LISTING –
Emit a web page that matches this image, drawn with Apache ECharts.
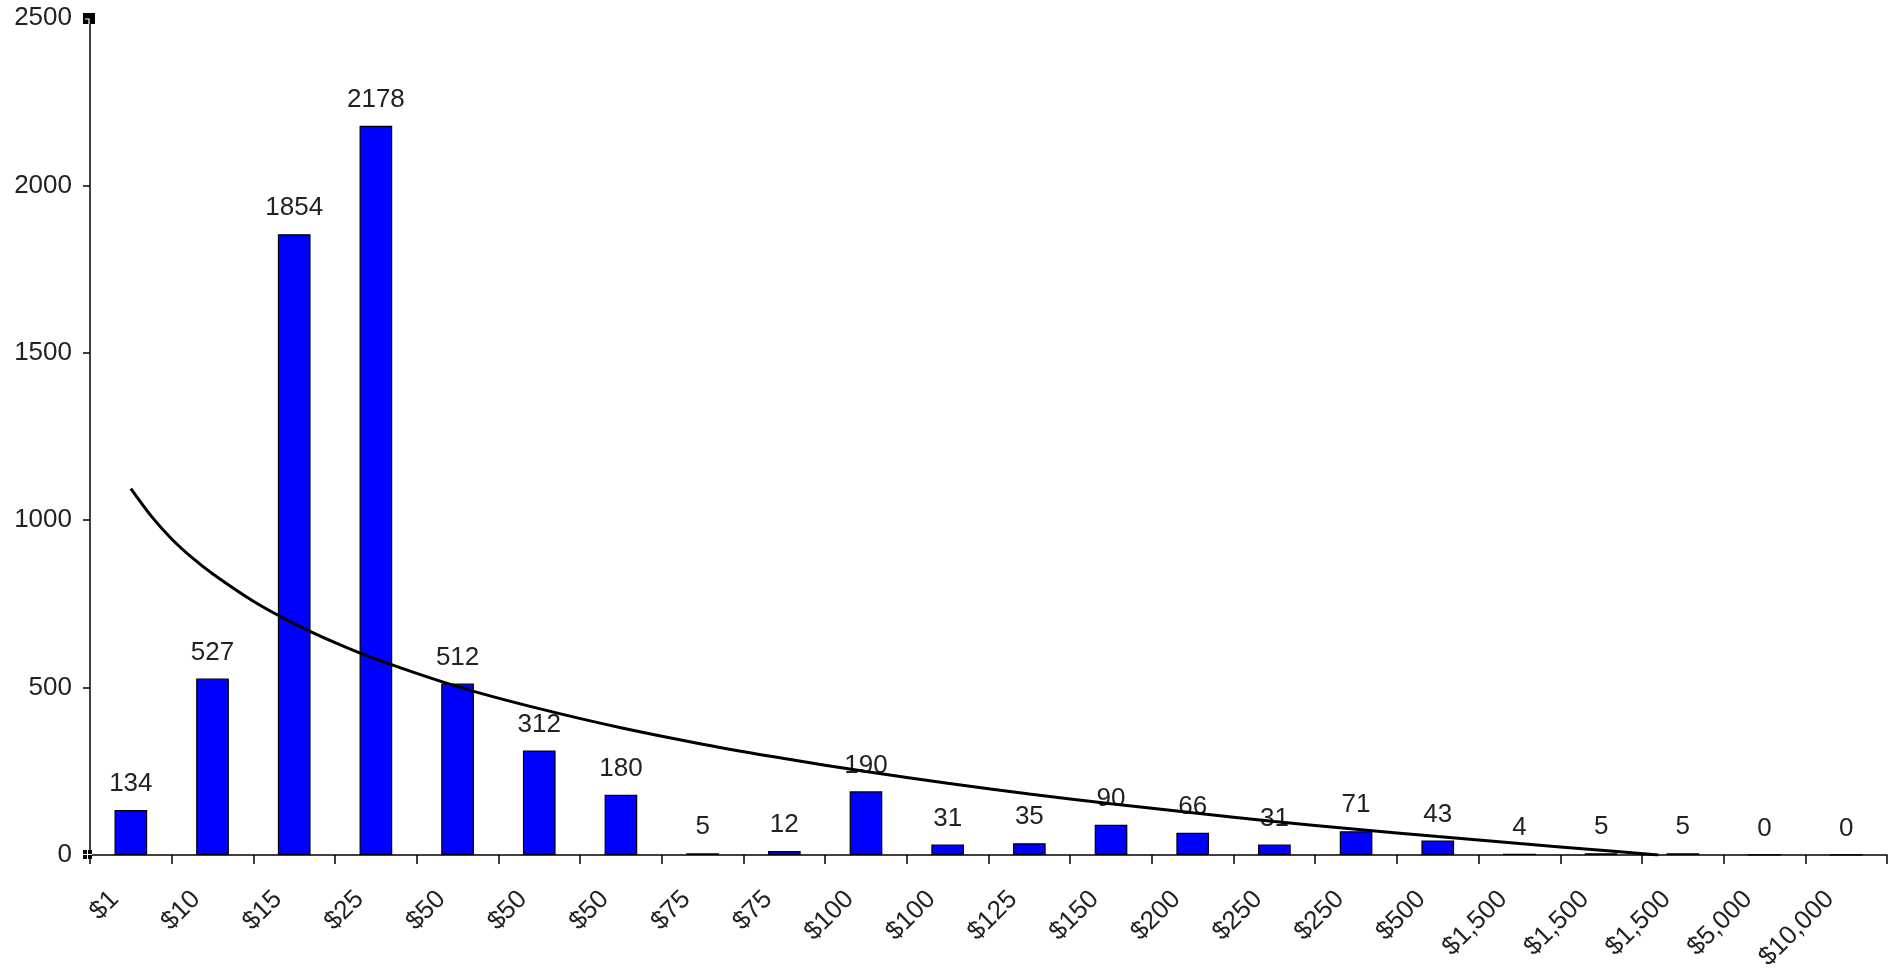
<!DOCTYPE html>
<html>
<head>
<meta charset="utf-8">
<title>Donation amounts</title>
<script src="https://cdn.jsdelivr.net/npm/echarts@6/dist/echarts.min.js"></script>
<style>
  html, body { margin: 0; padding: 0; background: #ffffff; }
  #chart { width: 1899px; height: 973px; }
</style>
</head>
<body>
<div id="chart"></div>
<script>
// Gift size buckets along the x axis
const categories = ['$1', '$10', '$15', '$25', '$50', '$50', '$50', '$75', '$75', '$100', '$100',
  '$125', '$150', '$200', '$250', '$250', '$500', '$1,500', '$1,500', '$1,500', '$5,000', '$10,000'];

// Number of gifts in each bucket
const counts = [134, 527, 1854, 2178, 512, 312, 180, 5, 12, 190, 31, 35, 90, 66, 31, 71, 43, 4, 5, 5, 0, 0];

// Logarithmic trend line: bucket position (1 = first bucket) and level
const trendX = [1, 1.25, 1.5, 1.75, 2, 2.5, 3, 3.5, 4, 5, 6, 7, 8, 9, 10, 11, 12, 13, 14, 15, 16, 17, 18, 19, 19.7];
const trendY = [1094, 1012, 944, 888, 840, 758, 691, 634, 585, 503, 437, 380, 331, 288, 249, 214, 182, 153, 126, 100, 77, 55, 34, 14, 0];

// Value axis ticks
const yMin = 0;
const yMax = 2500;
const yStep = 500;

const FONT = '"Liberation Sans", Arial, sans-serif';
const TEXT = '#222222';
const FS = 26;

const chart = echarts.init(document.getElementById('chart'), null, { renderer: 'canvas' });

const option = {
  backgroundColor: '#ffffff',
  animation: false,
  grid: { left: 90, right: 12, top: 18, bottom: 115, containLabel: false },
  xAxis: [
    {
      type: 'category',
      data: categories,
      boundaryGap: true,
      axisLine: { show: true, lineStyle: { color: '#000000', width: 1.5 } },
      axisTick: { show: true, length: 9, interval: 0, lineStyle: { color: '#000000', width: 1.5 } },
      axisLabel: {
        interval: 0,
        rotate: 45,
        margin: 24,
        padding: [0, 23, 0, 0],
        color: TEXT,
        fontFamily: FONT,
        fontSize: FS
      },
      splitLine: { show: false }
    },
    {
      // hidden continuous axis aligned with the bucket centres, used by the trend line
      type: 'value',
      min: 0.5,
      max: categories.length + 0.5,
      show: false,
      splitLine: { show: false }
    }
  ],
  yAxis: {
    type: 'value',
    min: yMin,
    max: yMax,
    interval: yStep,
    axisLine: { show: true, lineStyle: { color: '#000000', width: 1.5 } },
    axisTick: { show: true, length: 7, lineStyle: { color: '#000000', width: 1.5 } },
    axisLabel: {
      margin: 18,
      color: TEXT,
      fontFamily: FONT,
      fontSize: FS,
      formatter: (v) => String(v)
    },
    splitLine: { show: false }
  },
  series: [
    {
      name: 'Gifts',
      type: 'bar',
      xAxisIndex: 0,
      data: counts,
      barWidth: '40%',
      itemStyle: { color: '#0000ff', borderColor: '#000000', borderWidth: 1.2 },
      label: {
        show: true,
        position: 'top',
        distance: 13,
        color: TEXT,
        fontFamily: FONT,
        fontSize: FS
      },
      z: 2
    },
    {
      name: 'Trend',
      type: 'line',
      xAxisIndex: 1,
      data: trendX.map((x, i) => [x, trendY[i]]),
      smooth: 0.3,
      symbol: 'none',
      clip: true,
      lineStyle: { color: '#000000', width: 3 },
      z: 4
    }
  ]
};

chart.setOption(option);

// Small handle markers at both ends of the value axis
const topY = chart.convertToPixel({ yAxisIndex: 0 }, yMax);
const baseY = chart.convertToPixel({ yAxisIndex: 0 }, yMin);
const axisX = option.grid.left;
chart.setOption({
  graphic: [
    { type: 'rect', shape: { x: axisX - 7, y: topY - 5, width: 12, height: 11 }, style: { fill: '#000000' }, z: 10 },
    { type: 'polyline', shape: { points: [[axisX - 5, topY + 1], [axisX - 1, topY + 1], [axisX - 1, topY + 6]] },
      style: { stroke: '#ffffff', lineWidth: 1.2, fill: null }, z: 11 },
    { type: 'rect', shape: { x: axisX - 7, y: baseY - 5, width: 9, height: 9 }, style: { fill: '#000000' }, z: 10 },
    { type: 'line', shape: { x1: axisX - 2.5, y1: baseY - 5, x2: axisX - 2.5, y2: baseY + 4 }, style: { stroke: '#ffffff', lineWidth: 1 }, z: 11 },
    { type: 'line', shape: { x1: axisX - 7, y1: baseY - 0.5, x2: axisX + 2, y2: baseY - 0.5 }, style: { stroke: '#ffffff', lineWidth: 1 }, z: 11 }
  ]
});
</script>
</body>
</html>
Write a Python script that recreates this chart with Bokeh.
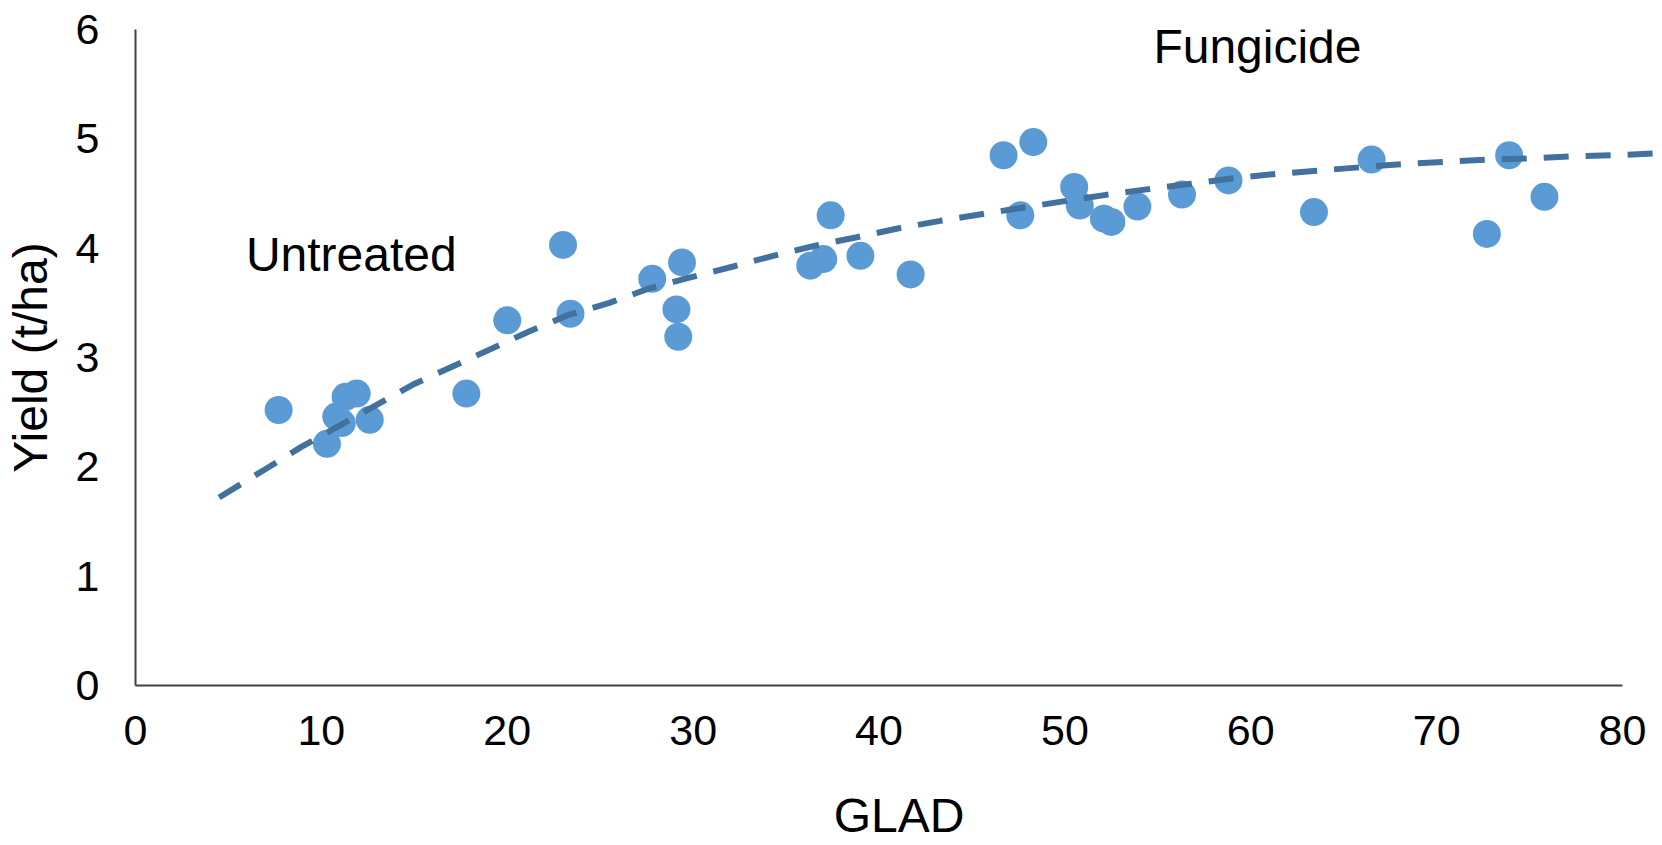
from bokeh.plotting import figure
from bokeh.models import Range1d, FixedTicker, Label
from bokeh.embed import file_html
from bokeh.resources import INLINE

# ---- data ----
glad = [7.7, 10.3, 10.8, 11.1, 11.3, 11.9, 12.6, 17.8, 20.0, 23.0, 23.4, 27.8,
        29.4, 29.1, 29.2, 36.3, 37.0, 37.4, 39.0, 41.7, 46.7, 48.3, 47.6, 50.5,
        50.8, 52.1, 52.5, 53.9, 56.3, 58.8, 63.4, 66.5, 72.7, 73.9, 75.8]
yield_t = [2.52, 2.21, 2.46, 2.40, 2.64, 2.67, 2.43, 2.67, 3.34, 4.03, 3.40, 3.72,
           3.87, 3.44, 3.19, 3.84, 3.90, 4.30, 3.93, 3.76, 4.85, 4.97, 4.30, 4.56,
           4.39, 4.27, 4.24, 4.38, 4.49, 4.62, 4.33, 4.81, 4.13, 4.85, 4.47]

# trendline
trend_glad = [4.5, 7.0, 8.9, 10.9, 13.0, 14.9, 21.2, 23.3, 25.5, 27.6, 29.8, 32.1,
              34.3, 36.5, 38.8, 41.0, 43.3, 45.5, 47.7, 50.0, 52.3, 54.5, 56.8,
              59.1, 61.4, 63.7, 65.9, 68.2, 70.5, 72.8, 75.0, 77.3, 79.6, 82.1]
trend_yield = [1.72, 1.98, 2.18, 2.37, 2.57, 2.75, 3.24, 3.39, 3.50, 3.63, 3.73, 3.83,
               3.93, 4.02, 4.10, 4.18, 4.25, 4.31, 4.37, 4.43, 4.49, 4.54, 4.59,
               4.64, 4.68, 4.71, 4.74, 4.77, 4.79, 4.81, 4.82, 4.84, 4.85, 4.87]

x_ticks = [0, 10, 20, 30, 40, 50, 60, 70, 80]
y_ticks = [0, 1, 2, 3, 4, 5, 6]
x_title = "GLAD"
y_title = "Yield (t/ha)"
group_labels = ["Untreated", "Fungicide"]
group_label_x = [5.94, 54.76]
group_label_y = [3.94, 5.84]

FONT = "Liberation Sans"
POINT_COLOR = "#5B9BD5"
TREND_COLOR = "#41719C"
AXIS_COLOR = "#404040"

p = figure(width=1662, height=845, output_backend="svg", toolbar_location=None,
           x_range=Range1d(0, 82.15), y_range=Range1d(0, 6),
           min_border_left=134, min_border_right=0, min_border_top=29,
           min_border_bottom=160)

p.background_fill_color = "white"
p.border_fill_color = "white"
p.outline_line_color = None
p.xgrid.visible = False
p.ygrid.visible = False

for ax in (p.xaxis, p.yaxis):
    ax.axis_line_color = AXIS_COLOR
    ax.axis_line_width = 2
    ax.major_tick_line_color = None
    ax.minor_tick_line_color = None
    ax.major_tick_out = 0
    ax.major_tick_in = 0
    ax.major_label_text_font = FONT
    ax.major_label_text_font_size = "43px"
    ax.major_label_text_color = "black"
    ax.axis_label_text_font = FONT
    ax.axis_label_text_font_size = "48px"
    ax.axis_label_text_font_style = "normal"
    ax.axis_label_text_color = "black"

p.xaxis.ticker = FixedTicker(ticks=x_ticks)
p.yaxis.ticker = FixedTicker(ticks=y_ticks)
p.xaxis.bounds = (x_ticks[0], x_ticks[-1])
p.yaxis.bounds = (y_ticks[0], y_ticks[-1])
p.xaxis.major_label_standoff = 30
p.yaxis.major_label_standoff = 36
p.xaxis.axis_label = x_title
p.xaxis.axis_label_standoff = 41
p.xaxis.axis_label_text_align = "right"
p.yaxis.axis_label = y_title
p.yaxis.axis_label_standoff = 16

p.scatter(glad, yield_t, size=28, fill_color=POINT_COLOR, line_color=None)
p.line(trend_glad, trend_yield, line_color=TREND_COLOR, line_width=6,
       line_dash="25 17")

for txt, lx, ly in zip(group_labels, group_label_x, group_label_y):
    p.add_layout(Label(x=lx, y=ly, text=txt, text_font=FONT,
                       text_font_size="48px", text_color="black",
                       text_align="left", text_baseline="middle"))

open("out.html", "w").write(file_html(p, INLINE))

WHAT YOU ARE ASKED TO DO –
Exactly the lines starting at the line containing "Write a Python" and ending at the line containing "from bokeh.resources import INLINE" should be transcribed, both included; omit the pictures.

FULL OUTPUT –
Write a Python script that recreates this chart with Bokeh.
from bokeh.plotting import figure
from bokeh.models import Range1d, FixedTicker, Label
from bokeh.embed import file_html
from bokeh.resources import INLINE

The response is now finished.